Review by John Smythe 24th Mar 2006

Promoted as Witi Ihimaera’s The Wedding, this much anticipated Royal New Zealand Ballet Company commission has generated great expectations. We are promised a contemporary ballet set in New Zealand "within our passionate postmodern, postcolonial and multicultural times," as Ihimaera puts it in his programme note. He also describes it as "a metaphor of New Zealand as a squabbling family who live on the Pacific Rim." And his primary intention is "to ensure the audience has a really good time."

Choreographer Marc Baldwin reinforces the intention to "make this a popular work; its central themes – doubt, love, marriage, civil partnerships – are universal." He also talks about mixing the styles of contemporary dance ("which drives the torso"), classical ballet ("provides placement of the arms and legs, and the punch, away from the floor") and Pacific dance ("pushing the weight down, leaving the hips loose"). And he invokes commedia dell’arte, misrepresenting it as an "over-the-top … kind of stylised acting" but neglecting to mention it is firmly rooted in emotional truth, which is fundamental to creating universal and popular performance works.

The dancing – to Gareth Farr’s alternately languid, excited, wistful, robust and romantic score, superbly rendered by the NZSO under the baton of Marc Taddei – is impeccable. From principals through featured roles and cameos to the corps de ballet, in solos, duos, small groups or the whole ensemble, they do all that is asked of them with style, grace and flair. But does this ask enough of them? When I don’t find myself saying, "Wasn’t that a fun show!" – which Ihimaera aimed to ensure we’d all do – I have to ask why.

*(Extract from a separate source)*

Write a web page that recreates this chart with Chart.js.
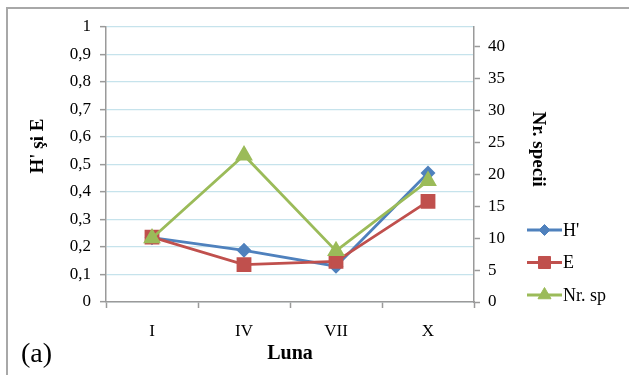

Why was I not sufficiently engaged, let alone moved, by the story?

It opens with the wedding preparations. Angie, the bride (Chantelle Kerr), Awhina, her mother (Clytie Campbell), her Aunty May (Hana Tipa) and four Bridesmaids flutter around with frock fabric and frills while Mario, her father (Vivencio Samblaceno Jr), provides some level of passion by sending gift boxes flying down a long table. Later I realise they must have been shopping boxes and he is upset at what it’s all costing them. But that’s not a big-stakes issue because Tracey Grant’s ultra-modern shiny veneer sets and the high fashion costumes throughout make it clear we’re getting a privileged look at a mega-rich family lifestyle.

If there was squabbling, by the way, I missed it. What drives the story forward is doubt, which is not what I’d call a passion. The guy delivering flowers turns out to be Charles (Michael Braun), who Angie knows from way back (the programme explains he was her high-school sweetheart) and there is clearly still a spark. But Angie’s all set to marry Brad (Qi Huan), who is quickly established as an openly philandering bastard stuck in some retro 1960s male fantasy where a recurring quintet of dolly-birds exhibit the sort of plasticised lust we see in Hugh Hefner publicity shots.

Called the Temptations in the programme, they are variously reincarnated as Rock Chicks (black beehive hairdos, blue mini-dresses, long boots), Club Dancers (feather-festooned Vegas girls) and Flight Attendants (blonde beehives, mini uniforms, long boots – the sweet FAs?). We’re in drag queen territory here. Could it be …?

Brad is also a rugby player and it has to be said the rugby practice and shower sequences – with Jon Trimmer as the whistle-blowing coach – offer exquisite eye-candy and quiet humour, what with blending kapa haka aggression and graceful ballet moves, and toying with male vanities in the showers. And there’s something about the soon-to-be best man, Angus (Craig Lord) … Sublimated gayness is gently hinted at in the male-bonding rituals, not least in the stag night sequence involving the aforementioned Club Dancers who, not being strippers, must surely be performing at a gay club, in drag.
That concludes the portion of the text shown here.